Times have changed, but some people still cling to their worn but time proven paper calendars (desk size or other size). Modern technology has helped us by giving us more tools, but too many tools can be really time consuming and sometimes we get caught up in the tools and not the end result. My question to the experts here on Clarity is how each of you track goal achievement and stay on track in this new age of technology?
Michael T. Irvin
"Get To The Top Without The Slop"
Hi Michael, Yes: there is a way to do this. That is the brunt of what I train business owners and professionals to do: the key is in brain science. There are a couple of points and then the basic practices:
a. The brain can only handle about four items per day of high priority
b. These items need to be outcome oriented: i.e. a number or observable event : not action oriented which is what most people do (if you don't the brain does a pattern mismatch and triggers a worry response)
c.

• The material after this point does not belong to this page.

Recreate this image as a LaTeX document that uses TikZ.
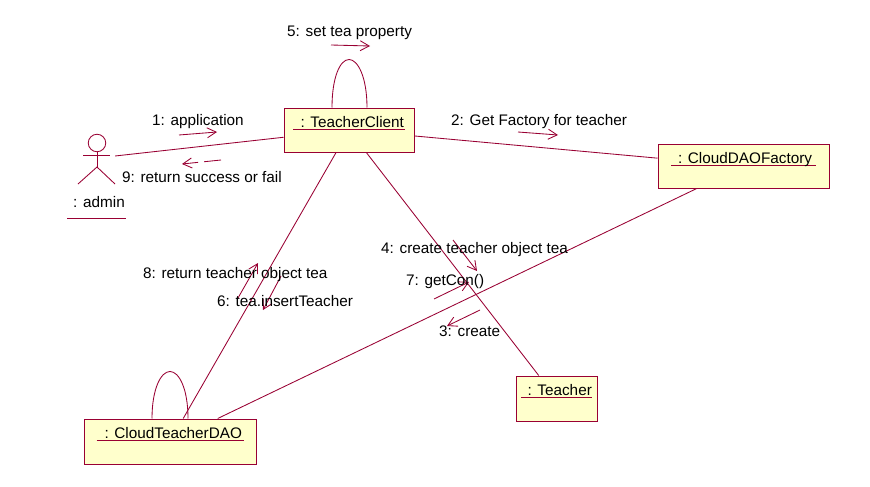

Create four max. long term objectives: e.g. for the year
d. Ensure that daily there is some correlation between the daily outcomes and the long term objectives
e. Create a mission statement, and ensure the same correlation
Works very well: and I gave you the gist: however, this requires some practice and daily coaching: about 10 to 15 minutes a day for four days a week for between 3 to 6 months.
We have experimented with apps, but found that email is hands down the way to get this done daily.
The daily emails track the correlation, training in picking the best daily outcome, provides accountability etc. Then we train people in how to schedule into their calendars (electronic preferred with alarms set - so you don't worry about pacing - your smart phone does) using 21 Safe and Sane management tips: these are done in a way to increase flexibility : i.e. more blank space on the calendar to handle innovation time and breakdowns that inevitably occur.
I am oversimplifying, but it works and we have the data and 22 years of working with thousands of clients to demonstrate
Great Question! Predicting the end of 2014 starts with a plan. I have this sorted out on a simple spreadsheet, by client and activity for each quarter of the year. This also helps me stay on track as I check my monthly figures.
That being said, I completely recognize the amount of tools that are available through apps and technology and have spent time over the last 1/2 of 2013 exploring what works and what does not for me in my specific business. My focus lives in Basecamp - it's project tracking and communication cloud solution that gives me that place to ensure I stay on track and at the same time create and host plans for the future. At the same time, where I have partners in some goals, they can be a part of that specific track/project and submit their thoughts, work and ideas.
I use a few other tools that are cloud solutions so that I can see my business up close. I have discovered though, like you, that there is a gap in a personalize solution for my type of business - so now I am developing one.
I would be happy to chat this through further with you - see what you are using or testing so that if I have tested them myself I can let you know my thoughts. Also, pick your brain about the new solutions that could be developed.
All the best,
A ton. The quantified self is just starting to creep into the enterprise world. Traditional project management tools are morphing into data machines that turn out our goals and accomplishments.
I agree completely with your assertion about being caught up in the tool not the result. I think it is early days for some of these products. They are still evolving and becoming simpler. For whatever reason enterprise products have evolved a bit more slowly than consumer counterparts. Products like FitBit are unbelievable consumer tools to help track goals/achievements around health. We will be seeing more and more of these tools for enterprise.
To answer your question personally: Our team uses GitHub, Teambox, and RelateIQ to collect data about our goals and achievements. We then feed those data pipes into a homebrew solution built around individual projects. We use the OKR system for goal management, which we power with the data mentioned above.